En anthropologie, l’enquête ethnographique est la condition sine qua non qui donne accès à « l’autorité ultime », car celle-ci « fait parler les autres ». Autrement dit, tout discours anthropologique est centré sur lui-même, car « le héros, en anthropologie comme en sociologie, c’est celui dont on parle, non celui qui parle » (Olivier de Sardan, 2008, p. 21). L’enquête permet de garantir une « véridicité optimale » du réel des autres et de « fournir à cet effet quelques garanties crédibles » (Olivier de Sardan, ibid., p. 21). L’attention qu’apporte l’anthropologue au regard des enquêté-e-s ou encore l’« émicité » et le recours à l’observation ou la « descriptivité », selon les termes mêmes de Jean Pierre Oliver de Sardan dans ses essais, constituent des caractéristiques essentielles de tout labeur anthropologique.

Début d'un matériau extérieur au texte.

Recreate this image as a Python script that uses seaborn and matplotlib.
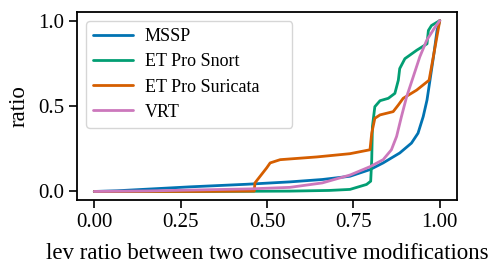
import pandas as pd
import seaborn as sns
import matplotlib.pyplot as plt

# Curve values
mssp_x = [0, 0.066, 0.277, 0.44, 0.566, 0.66, 0.74, 0.798, 0.836, 0.884, 0.918, 0.937,
          0.952, 0.963, 0.973, 0.983, 0.992, 1.0]
mssp_y = [0, 0.004, 0.027, 0.042, 0.056, 0.07, 0.089, 0.128, 0.167, 0.225, 0.283, 0.341,
          0.438, 0.535, 0.670, 0.806, 0.942, 1.0]

snort_x = [0, 0.3, 0.566, 0.68, 0.74, 0.788, 0.80, 0.803, 0.805, 0.812, 0.827, 0.851,
           0.870, 0.880, 0.884, 0.899, 0.933, 0.963, 0.967, 0.976, 1.0]
snort_y = [0, 0.0, 0.002, 0.006, 0.012, 0.041, 0.06, 0.186, 0.38, 0.496, 0.531, 0.545,
           0.574, 0.651, 0.719, 0.777, 0.826, 0.864, 0.942, 0.971, 1.0]

suricata_x = [0, 0.3, 0.463, 0.465, 0.499, 0.509, 0.538, 0.644, 0.74, 0.798, 0.803,
              0.812, 0.827, 0.865, 0.880, 0.894, 0.933, 0.969, 0.976, 0.988, 1.0]
suricata_y = [0, 0.0, 0.002, 0.05, 0.138, 0.167, 0.186, 0.202, 0.221, 0.244, 0.341,
              0.428, 0.448, 0.467, 0.506, 0.545, 0.593, 0.651, 0.729, 0.864, 1.0]

vrt_x = [0, 0.15, 0.277, 0.45, 0.566, 0.66, 0.74, 0.798, 0.836, 0.860, 0.875, 0.889,
         0.904, 0.923, 0.942, 0.962, 0.986, 1.0]
vrt_y = [0, 0.003, 0.008, 0.015, 0.024, 0.05, 0.096, 0.145, 0.186, 0.244, 0.322, 0.438,
         0.554, 0.670, 0.787, 0.884, 0.961, 1.0]

series = {
    "MSSP": (mssp_x, mssp_y),
    "ET Pro Snort": (snort_x, snort_y),
    "ET Pro Suricata": (suricata_x, suricata_y),
    "VRT": (vrt_x, vrt_y),
}

rows = []
for name, (xs, ys) in series.items():
    for x, y in zip(xs, ys):
        rows.append({"source": name, "lev": x, "ratio": y})
df = pd.DataFrame(rows)

sns.set_theme(style="ticks")
plt.rcParams["font.family"] = ["Liberation Serif", "DejaVu Serif"]
plt.rcParams["axes.edgecolor"] = "black"
plt.rcParams["axes.linewidth"] = 1.3
plt.rcParams["xtick.color"] = "black"
plt.rcParams["ytick.color"] = "black"
plt.rcParams["text.color"] = "black"
plt.rcParams["axes.labelcolor"] = "black"

cb = sns.color_palette("colorblind")
colors = {"MSSP": cb[0], "ET Pro Snort": cb[2], "ET Pro Suricata": cb[3], "VRT": cb[4]}

fig, ax = plt.subplots(figsize=(4.92, 2.64), dpi=100)
fig.subplots_adjust(left=0.1565, right=0.929, top=0.9545, bottom=0.2424)

sns.lineplot(data=df, x="lev", y="ratio", hue="source", units="source",
             estimator=None, sort=False, linewidth=2.0, palette=colors, ax=ax)

ax.set_xticks([0.0, 0.25, 0.5, 0.75, 1.0])
ax.set_xticklabels(["0.00", "0.25", "0.50", "0.75", "1.00"])
ax.set_yticks([0.0, 0.5, 1.0])
ax.tick_params(labelsize=15, width=1.2, length=5.5)
ax.set_xlabel("lev ratio between two consecutive modifications", fontsize=16.5, labelpad=8)
ax.set_ylabel("ratio", fontsize=16.5, labelpad=6)

leg = ax.legend(loc="upper left", bbox_to_anchor=(0.0, 0.0, 0.59, 1.0), mode="expand",
                fontsize=13, title=None, handlelength=2.2, labelspacing=0.45,
                borderaxespad=0.5, handletextpad=0.66, borderpad=0.4)
leg.get_frame().set_edgecolor("#cccccc")

plt.savefig("out.png", dpi=100)
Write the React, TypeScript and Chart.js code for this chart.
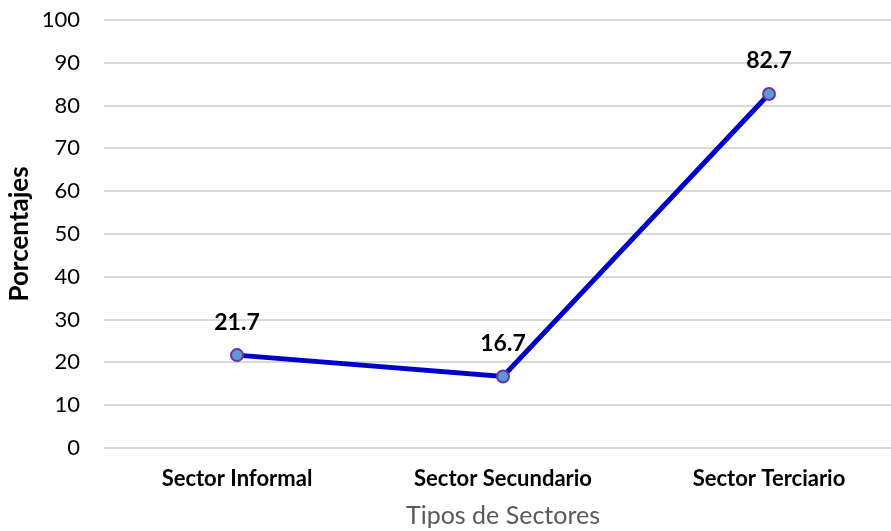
import React, { useEffect, useRef } from "react";
import { Chart, registerables } from "chart.js";

Chart.register(...registerables);

const categories = ["Sector Informal", "Sector Secundario", "Sector Terciario"];
const values = [21.7, 16.7, 82.7];
const yTicks = [0, 10, 20, 30, 40, 50, 60, 70, 80, 90, 100];
const xTitle = "Tipos de Sectores";
const yTitle = "Porcentajes";

const FONT = "Lato, 'Open Sans', sans-serif";

const labelPlugin = {
  id: "pointLabels",
  afterDatasetsDraw(chart: any) {
    const ctx = chart.ctx;
    const meta = chart.getDatasetMeta(0);
    ctx.save();
    ctx.font = `bold 23px ${FONT}`;
    ctx.fillStyle = "#000000";
    ctx.textAlign = "center";
    ctx.textBaseline = "middle";
    meta.data.forEach((pt: any, i: number) => {
      ctx.fillText(values[i].toFixed(1), pt.x, pt.y - 33);
    });
    ctx.restore();
  },
};

export default function App() {
  const ref = useRef<HTMLCanvasElement>(null);
  useEffect(() => {
    if (!ref.current) return;
    const chart = new Chart(ref.current, {
      type: "line",
      data: {
        labels: categories,
        datasets: [
          {
            data: values,
            borderColor: "#0000CC",
            borderWidth: 5,
            pointRadius: 6,
            pointBackgroundColor: "#5B9BD5",
            pointBorderColor: "#7030A0",
            pointBorderWidth: 2,
            tension: 0,
          },
        ],
      },
      options: {
        animation: false,
        responsive: true,
        maintainAspectRatio: false,
        layout: { padding: { top: 20, right: 8, left: 2, bottom: 0 } },
        plugins: {
          legend: { display: false },
          tooltip: { enabled: false },
        },
        scales: {
          x: {
            type: "category",
            offset: true,
            grid: { display: false, drawTicks: false },
            border: { display: false },
            ticks: {
              color: "#000000",
              font: { family: FONT, size: 22, weight: "bold" },
              padding: 18,
              maxRotation: 0,
            },
            title: {
              display: true,
              text: xTitle,
              color: "#595959",
              font: { family: FONT, size: 25 },
              padding: { top: 9, bottom: 0 },
            },
            afterFit: (scale: any) => {
              scale.height = 83;
              scale.paddingLeft = 0;
              scale.paddingRight = 0;
            },
          },
          y: {
            min: 0,
            max: 100,
            afterBuildTicks: (scale: any) => {
              scale.ticks = yTicks.map((v) => ({ value: v }));
            },
            afterFit: (scale: any) => {
              scale.width = 102;
              scale.paddingTop = 0;
              scale.paddingBottom = 0;
            },
            grid: { color: "#D9D9D9", lineWidth: 2, drawTicks: false },
            border: { display: false },
            ticks: {
              color: "#000000",
              font: { family: FONT, size: 22 },
              padding: 24,
            },
            title: {
              display: true,
              text: yTitle,
              color: "#000000",
              font: { family: FONT, size: 26, weight: "bold" },
              padding: { top: 2, bottom: 9 },
            },
          },
        },
      },
      plugins: [labelPlugin],
    });
    return () => chart.destroy();
  }, []);
  return (
    <div style={{ position: "fixed", left: 0, top: 0, width: 910, height: 531 }}>
      <canvas ref={ref} />
    </div>
  );
}
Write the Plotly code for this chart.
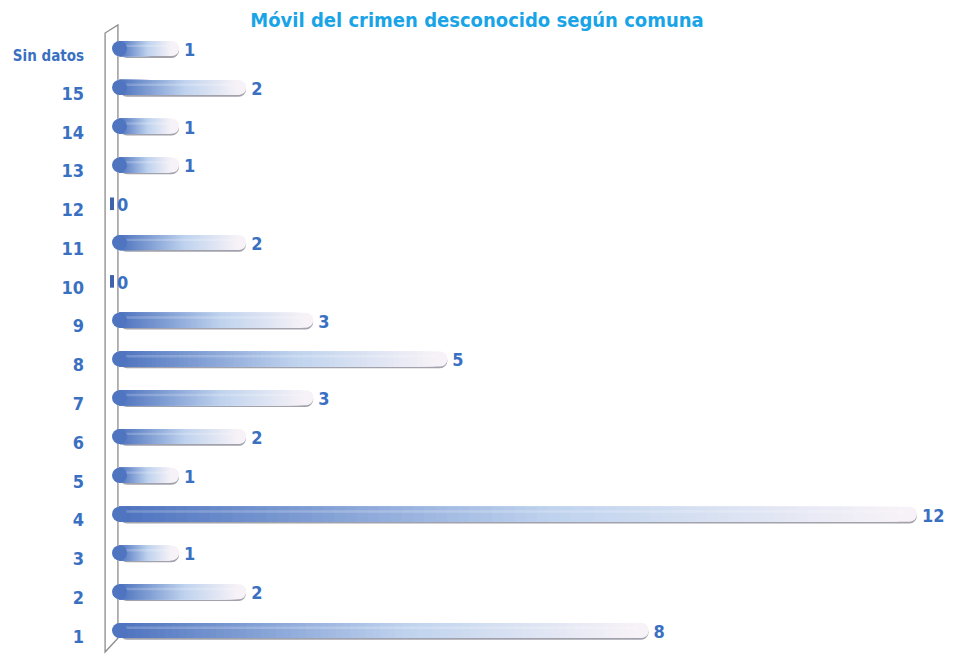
import plotly.graph_objects as go

categories = ["1", "2", "3", "4", "5", "6", "7", "8", "9", "10", "11", "12", "13", "14", "15", "Sin datos"]
values = [8, 2, 1, 12, 1, 2, 3, 5, 3, 0, 2, 0, 1, 1, 2, 1]
title_text = "Móvil del crimen desconocido según comuna"

label_color = "#3a70c2"
font_family = "DejaVu Sans Condensed, Liberation Sans Narrow, Arial Narrow, sans-serif"

dark = (76, 114, 190)
mid = (190, 210, 238)
light = (247, 242, 247)


def lerp(c1, c2, t):
    return tuple(round(a + (b - a) * t) for a, b in zip(c1, c2))


def grad(t):
    # t=0 -> left (dark), t=1 -> right (light)
    if t < 0.55:
        c = lerp(dark, mid, t / 0.55)
    else:
        c = lerp(mid, light, (t - 0.55) / 0.45)
    return "rgb(%d,%d,%d)" % c


# page is shown with an 8px body margin, so the figure is 8px smaller
W, H = 945, 646
ML, MR, MT, MB = 104, 18, 21, 5
XMAX = 12.27
PX = (W - ML - MR) / XMAX          # pixels per unit on x
R = 7.5 / PX                       # bar end radius in data units
YR = [-0.322, 15.66]
PY = (H - MT - MB) / (YR[1] - YR[0])
BW = 15 / PY                       # bar thickness
UP = 6 / PY                        # bars sit above the label line
SH = 1.8 / PY                      # shadow drop

pos = list(range(len(categories)))
ybar = [p + UP for p in pos]
nz = [v > 0 for v in values]
tick_text = [c if c.isdigit() else '<span style="font-size:15px">' + c + "</span>" for c in categories]

fig = go.Figure()
common = dict(orientation="h", showlegend=False, hoverinfo="skip")

# grey shadow
fig.add_trace(go.Bar(y=[y - SH for y in ybar], x=[v - R if v > 0 else 0 for v in values],
                     base=R, width=BW,
                     marker=dict(color="rgba(100,100,118,0.6)", cornerradius="50%", line=dict(width=0)),
                     **common))

# lightest full-length bar with rounded right end
fig.add_trace(go.Bar(y=ybar, x=[v - R if v > 0 else 0 for v in values], base=R, width=BW,
                     marker=dict(color=grad(1.0), cornerradius="50%", line=dict(width=0)),
                     **common))

# gradient steps (square ends, stop before the rounded tip)
N = 70
for k in range(1, N):
    frac = 1 - k / N
    fig.add_trace(go.Bar(y=ybar, x=[(v - 2 * R) * frac if v > 0 else 0 for v in values],
                         base=R, width=BW,
                         marker=dict(color=grad(frac), line=dict(width=0)),
                         **common))

# glossy highlight streak
fig.add_trace(go.Bar(y=[y + BW * 0.18 for y in ybar],
                     x=[(v - 3 * R) if v > 0 else 0 for v in values], base=1.5 * R,
                     width=BW * 0.16,
                     marker=dict(color="rgba(255,255,255,0.2)", cornerradius="50%", line=dict(width=0)),
                     **common))

# rounded left caps
fig.add_trace(go.Scatter(
    x=[R for v in values if v > 0], y=[y for y, f in zip(ybar, nz) if f],
    mode="markers", marker=dict(symbol="circle", size=15, color=grad(0.02), line=dict(width=0)),
    showlegend=False, hoverinfo="skip", cliponaxis=False,
))

# tiny edge-on mark for zero values
fig.add_trace(go.Scatter(
    x=[0.0 for v in values if v == 0], y=[y for y, f in zip(ybar, nz) if not f],
    mode="markers", marker=dict(symbol="line-ns", size=9, line=dict(width=4, color="#3f62aa")),
    showlegend=False, hoverinfo="skip", cliponaxis=False,
))

# value labels
fig.add_trace(go.Scatter(
    x=[v + 5 / PX for v in values], y=[y - 3 / PY for y in ybar], mode="text",
    text=[str(v) for v in values], textposition="middle right",
    textfont=dict(family=font_family, size=18, color=label_color, weight="bold"),
    cliponaxis=False, showlegend=False, hoverinfo="skip",
))

fig.update_layout(
    barmode="overlay",
    width=W, height=H,
    margin=dict(l=ML, r=MR, t=MT, b=MB, autoexpand=False),
    paper_bgcolor="white",
    plot_bgcolor="white",
    title=dict(text=title_text, x=469 / W, xref="container", xanchor="center",
               y=1 - 12 / H, yref="container", yanchor="middle",
               font=dict(family=font_family, size=20, color="#18a4e6", weight="bold")),
    xaxis=dict(range=[0, XMAX], visible=False, fixedrange=True),
    yaxis=dict(range=YR, tickmode="array", tickvals=pos, ticktext=tick_text,
               showgrid=False, zeroline=False, showline=False,
               ticks="", ticklabelstandoff=27, automargin=False,
               tickfont=dict(family=font_family, size=18, color=label_color, weight="bold")),
    shapes=[
        dict(type="path", xref="paper", yref="paper",
             path="M -0.0084,-0.0048 L -0.0084,0.9935 L 0.0072,1.0065 L 0.0072,0.0175 Z",
             line=dict(color="#8c8c8c", width=1.3), fillcolor="rgba(0,0,0,0)", layer="below"),
    ],
)

fig.write_html("out.html")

Cette attitude garantit des interprétations ayant une relation substantielle avec la réalité du terrain.
Au sujet de la réalité empirique, on rencontre le plus souvent, dans le vocabulaire de l’anthropologie visuelle, des expressions courantes dans la mesure où l’on se réfère au chercheur ou à la chercheuse comme étant un « observateur » ou une « observatrice ». Il est, de ce fait, courant d’employer des mots ou groupes de mots tels que « voir », « vision du monde », « point de vue », « objectif », « regards croisés », « subjectivité », « angle de vue », « délimitation du cadre » (Laplantine, 2009, p. 151). En outre, la compréhension de l’autre est également perceptible par l’écoute, mais peut-être plus encore par le regard (Laplantine, ibid.). C’est dans ce sens que j’ai adopté, dans ma méthode d’observation, un double regard, c’est-à-dire mon propre regard et celui de mes « collaborateurs » à Meidougou. Ce qui m’a donné la possibilité d’ajouter à mon statut d’observateur une expérience de partage spécifique avec les acteurs et actrices filmé-e-s et/ou photographié-e-s. Cette approche est dite également « participative » ou « collaborative » (Conord, 2017).
La caméra dans le processus de la recherche sur l’adaptation des Mbororo Pitti au nouveau système éducatif
La caméra est un outil de recherche anthropologique. L’idée de faire des recherches avec une caméra est aussi ancienne que l’anthropologie (Ruby, ibid., p. 48). Cet instrument de captation des données audiovisuelles a joué un rôle important dans le cadre de cette recherche. Depuis le début de la photographie jusqu’à nos jours, des anthropologues ont essayé d’utiliser des caméras fixes et en mouvement pour générer des données pouvant rendre compte efficacement des phénomènes culturels (Ruby, ibid., p. 45). Selon Mead, les connaissances anthropologiques ont toujours été très dépendantes de la photographie (Mead, 1968, p. 166). Grâce aux films et photographies, l’ethnographe rassemble dans son laboratoire les informations sur de nombreuses ethnies qu’il pourra ensuite mobiliser et décrire. Dans Balinese Character, Bateson et Mead (1942) ont combiné la méthodologie avec la théorie en faisant valoir que ce n’est qu’à travers la photographie que certains aspects de la réalité de la culture balinaise pourraient être révélés et communiqués de manière transculturelle. L’hypothèse derrière l’étude de ces auteurs était que le peuple balinais représentait une manière d’être qui se reflétait dans le monde visible qu’ils ou elles ont créé par leur comportement dans un environnement vécu et que des aspects de ce monde pouvaient être détectés par la photographie d’une manière qu’il était impossible de transmettre à travers le monde écrit seul (Ruby, ibid., p. 10-11).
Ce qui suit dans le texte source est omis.